As the Manual notes, international law typically distinguishes jurisdiction to prescribe, adjudicate, and enforce the law. Jurisdiction to enforce and adjudicate are usually limited to what the state can actually get its hands around—including foreign assets and persons within the state’s reach. Jurisdiction to prescribe is believed to be broader, including legislative steps to protect the state’s own citizens at home or abroad, regulate conduct on the state’s soil, prevent attacks against the state, and so on. Given these fairly fundamental distinctions, it might seem sensible enough for the Tallinn Manual 2.0 to begin with a survey of the law of jurisdiction. After all, one cannot talk about cybersecurity for very long before hearing all sorts of anxiety about sovereignty—anxiety about one state’s ability to breach the territorial border of another through the civilian internet, questions of who constitutes a state actor, and so on.

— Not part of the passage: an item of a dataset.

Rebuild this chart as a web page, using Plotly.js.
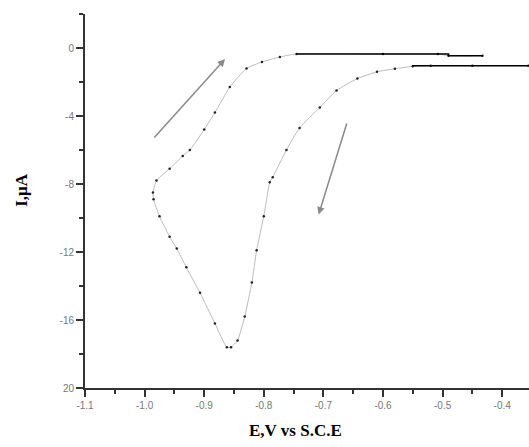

But when it comes to the laws of cyberwarfare, very little actually turns on the most basic jurisdictional distinctions. Imagine, for example, what happens if a state alleges that its citizen is the victim of a cyber attack abroad. What follows from that fact—that the state has the jurisdiction over a response? If there is actual harm to the victim, few will question the state’s legitimate interest in protecting its citizens; the relevant questions will turn on attributing the attack and delimiting the state’s response. Or suppose a state is upset about a cyber campaign that has domestic territorial effects. Does the state’s claim that its “sovereignty was violated” change their legal or military response? It is simply not clear what follows from this assertion.
Like the first edition, the second edition of the Manual notes, in its very first rule, that: “A State may exercise control over cyber infrastructure and activity within its sovereign territory.” This is both a deeply obvious point and one that, at some level, is unlikely to be true. Of course a state has the authority—and would take it even if it did not have it—to exercise control over what it can control, namely the things within its territorial reach (including servers and companies on its soil). But what does it mean to say that a state may exercise control over cyber “activity” within its territory? And how far does this rule extend? For example, when the European Court of Justice says that Google must honor a right to be forgotten, and remove links to certain web results, does the Tallinn Manual’s rule endorse the court’s ruling because Google engaged in cyber “activity” in Spain? If so, does the Manual’s rule endorse enforcing the court’s order within Spain, all of Europe, or worldwide? For European domains—Google.de, Google.es, Google.fr—or Google.com? Even if the scope of the word “activity” were not vague, it merely begs the question: what does this Rule suggest that Spain can do in order to force Google to comply with its rules? As Google’s ongoing legal battles over the right to be forgotten indicate—battles, by the way, fought in Spain, France, and elsewhere—this is no easy problem.
The revised and expanded edition of the Manual, in other words, still begins with distinctions that matter to basic conflict of laws problems, but it is not clear to me how much work they do in armed conflicts. For example, one passage notes: “In light of the variety of jurisdictional bases in international law, two or more States often enjoy jurisdiction over the same person or object in respect to the same event.” This statement does not begin to describe the half of it. Of course, states will have competing claims over aspects of cyber activity. If those claims are legal claims, then one hopes they are resolved in a court and according to conflict of laws principles—not with armed conflict.
So why begin a (second) manual on the law of cyberwarfare with bland assertions about state sovereignty that do not actually do much work in the arena of cyberwar? My guess is that this section of the Manual was a political bone to give to states that feel a loss of sovereign control over this whole internet thing. “Sovereignty” in this context is used by state actors to signal their deep anxiety about cyberspace. Whether that is an actual loss of sovereignty—and whether sovereignty is a helpful legal concept in this space—is very much yet to be seen. So while the Manual is a hugely important contribution, it begins with something of a red herring. The real action is in the manual’s treatment of the laws of war to this new domain—questions that will have profound consequences and which are much harder to answer than noting that states have an interest in and authority over internet infrastructure on their soil.